Pas son genre joue avec les codes de la comédie romantique, en restitue la magie, les couleurs, même s’il est d’emblée suggéré que tout cela pourrait très mal finir. Les premières scènes nous présentent Clément comme un être indifférent, percevant l’amour comme un étrange concept, incapable de s’investir, bien trop centré sur lui-même. Face à Jennifer qui se livre sans retenue, il garde une certaine distance, contemple plus qu’il n’est. Si leur relation fonctionne, c’est avant tout parce que la jeune femme s’adapte à son univers.
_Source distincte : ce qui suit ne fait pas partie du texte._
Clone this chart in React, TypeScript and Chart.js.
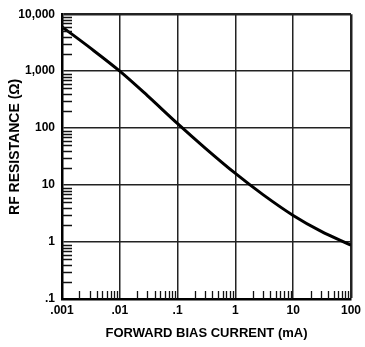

Bien qu’elle ne comprenne pas tout, elle s’intéresse, admirative. Mais qu’obtient-elle en retour de toute cette attention ? Petit à petit, Jennifer voit se dessiner les travers de celui dont elle est tombée amoureuse, comprend qu’il peut être toxique pour elle.
Jouant de façon gourmande avec les clichés, Lucas Belvaux délivre un film à la fois drôle et cruel, faisant autant rêver qu’il fait froid dans le dos. Sa mise en scène s’attarde beaucoup sur les visages de ses personnages, leur façon de se regarder, de se sonder. De quoi retranscrire la fièvre et la douleur, la magie et l’horreur de l’amour. Ses deux comédiens sont superbes : Loïc Corbery est parfaitement ambigu en séducteur sensuel et dangereux et Emilie Dequenne une fois de plus bouleversante et surprenante dans un registre solaire et fragile. Un film un peu dur, tristement vrai, profond.
Film sorti le 30 avril 2014. Disponible en DVD et VOD.